## Exercise prompt
Transcribe the listing that follows in full, omitting pictures.

____

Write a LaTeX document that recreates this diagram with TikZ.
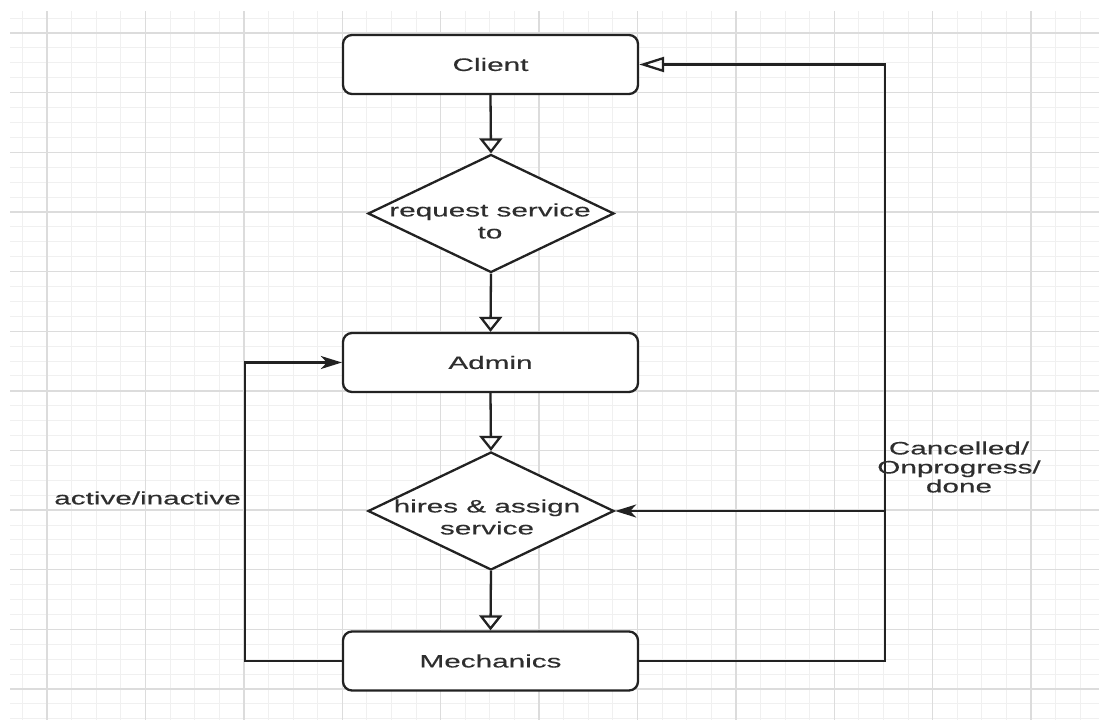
\documentclass[tikz,border=0pt]{standalone}
\usepackage{fontspec}
\setmainfont{Liberation Sans}[FakeStretch=1.65, FakeBold=0.3]
\usetikzlibrary{shapes.geometric,arrows.meta}
\definecolor{ink}{HTML}{222222}
\definecolor{txt}{HTML}{2E2E2E}
\definecolor{gridmajor}{HTML}{DCDCDC}
\definecolor{gridminor}{HTML}{F0F0F0}
\begin{document}
\begin{tikzpicture}[x=1pt,y=-1pt,
  every node/.style={font=\fontsize{18}{22}\selectfont, text=txt},
  procbox/.style={draw=ink, line width=2.3pt, rounded corners=9pt, fill=white,
    minimum width=295pt, minimum height=59pt, inner sep=0pt},
  decision/.style={diamond, draw=ink, line width=2.3pt, fill=white,
    minimum width=246pt, minimum height=118pt, inner sep=0pt},
  flow/.style={draw=ink, line width=2.3pt},
  opendown/.style={-{Triangle[open, length=15pt, width=23pt]}},
  openleft/.style={-{Triangle[open, length=25pt, width=15pt]}},
  solidtip/.style={-{Stealth[length=21pt, width=13pt, inset=6pt]}},
  lbl/.style={inner sep=0pt, align=center}]
\useasboundingbox (0,0) rectangle (1099,720);
\fill[white] (0,0) rectangle (1099,720);

% background grid
\begin{scope}
  \clip (10,11) rectangle (1099,720);
  \foreach \i in {-1,...,42}
    \draw[gridminor, line width=1pt] ({47+24.6*\i},11) -- ({47+24.6*\i},720);
  \foreach \i in {-1,...,46}
    \draw[gridminor, line width=1pt] (10,{33+14.91*\i}) -- (1099,{33+14.91*\i});
  \foreach \i in {0,...,10}
    \draw[gridmajor, line width=1.4pt] ({47+98.4*\i},11) -- ({47+98.4*\i},720);
  \foreach \i in {0,...,11}
    \draw[gridmajor, line width=1.4pt] (10,{33+59.64*\i}) -- (1099,{33+59.64*\i});
\end{scope}

% shapes
\node[procbox] (client) at (490.5,64.5) {Client};
\node[decision] (d1) at (491,213.5) {};
\node[lbl] (d1txt) at (490,221) {request service\\to};
\node[procbox] (admin) at (490.5,362.5) {Admin};
\node[decision] (d2) at (491,511) {};
\node[lbl] (d2txt) at (487,517) {hires \& assign\\service};
\node[procbox] (mech) at (490.5,661) {Mechanics};

% loop columns
\coordinate (lx) at (245,0);
\coordinate (rx) at (885,0);

% connectors
\draw[flow, opendown] (client.south) -- (d1.north);
\draw[flow, opendown] (d1.south) -- (admin.north);
\draw[flow, opendown] (admin.south) -- (d2.north);
\draw[flow, opendown] (d2.south) -- (mech.north);
\draw[flow, solidtip] (mech.west) -- (mech.west -| lx) |- (admin.west);
\draw[flow, openleft] (mech.east) -- (mech.east -| rx) |- (client.east);
\draw[flow, solidtip] (d2.east -| rx) -- (d2.east);

% labels
\node[lbl, anchor=east] (status) at (241,498) {active/inactive};
\node[lbl, font=\fontsize{18}{19}\selectfont] (progress) at (959,467)
  {Cancelled/\\Onprogress/\\done};
\end{tikzpicture}
\end{document}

____

## Right answer
Write a LaTeX document that recreates this diagram with TikZ.
\documentclass[tikz,border=0pt]{standalone}
\usepackage{fontspec}
\setmainfont{Liberation Sans}[FakeStretch=1.65, FakeBold=0.3]
\usetikzlibrary{shapes.geometric,arrows.meta}
\definecolor{ink}{HTML}{222222}
\definecolor{txt}{HTML}{2E2E2E}
\definecolor{gridmajor}{HTML}{DCDCDC}
\definecolor{gridminor}{HTML}{F0F0F0}
\begin{document}
\begin{tikzpicture}[x=1pt,y=-1pt,
  every node/.style={font=\fontsize{18}{22}\selectfont, text=txt},
  procbox/.style={draw=ink, line width=2.3pt, rounded corners=9pt, fill=white,
    minimum width=295pt, minimum height=59pt, inner sep=0pt},
  decision/.style={diamond, draw=ink, line width=2.3pt, fill=white,
    minimum width=246pt, minimum height=118pt, inner sep=0pt},
  flow/.style={draw=ink, line width=2.3pt},
  opendown/.style={-{Triangle[open, length=15pt, width=23pt]}},
  openleft/.style={-{Triangle[open, length=25pt, width=15pt]}},
  solidtip/.style={-{Stealth[length=21pt, width=13pt, inset=6pt]}},
  lbl/.style={inner sep=0pt, align=center}]
\useasboundingbox (0,0) rectangle (1099,720);
\fill[white] (0,0) rectangle (1099,720);

% background grid
\begin{scope}
  \clip (10,11) rectangle (1099,720);
  \foreach \i in {-1,...,42}
    \draw[gridminor, line width=1pt] ({47+24.6*\i},11) -- ({47+24.6*\i},720);
  \foreach \i in {-1,...,46}
    \draw[gridminor, line width=1pt] (10,{33+14.91*\i}) -- (1099,{33+14.91*\i});
  \foreach \i in {0,...,10}
    \draw[gridmajor, line width=1.4pt] ({47+98.4*\i},11) -- ({47+98.4*\i},720);
  \foreach \i in {0,...,11}
    \draw[gridmajor, line width=1.4pt] (10,{33+59.64*\i}) -- (1099,{33+59.64*\i});
\end{scope}

% shapes
\node[procbox] (client) at (490.5,64.5) {Client};
\node[decision] (d1) at (491,213.5) {};
\node[lbl] (d1txt) at (490,221) {request service\\to};
\node[procbox] (admin) at (490.5,362.5) {Admin};
\node[decision] (d2) at (491,511) {};
\node[lbl] (d2txt) at (487,517) {hires \& assign\\service};
\node[procbox] (mech) at (490.5,661) {Mechanics};

% loop columns
\coordinate (lx) at (245,0);
\coordinate (rx) at (885,0);

% connectors
\draw[flow, opendown] (client.south) -- (d1.north);
\draw[flow, opendown] (d1.south) -- (admin.north);
\draw[flow, opendown] (admin.south) -- (d2.north);
\draw[flow, opendown] (d2.south) -- (mech.north);
\draw[flow, solidtip] (mech.west) -- (mech.west -| lx) |- (admin.west);
\draw[flow, openleft] (mech.east) -- (mech.east -| rx) |- (client.east);
\draw[flow, solidtip] (d2.east -| rx) -- (d2.east);

% labels
\node[lbl, anchor=east] (status) at (241,498) {active/inactive};
\node[lbl, font=\fontsize{18}{19}\selectfont] (progress) at (959,467)
  {Cancelled/\\Onprogress/\\done};
\end{tikzpicture}
\end{document}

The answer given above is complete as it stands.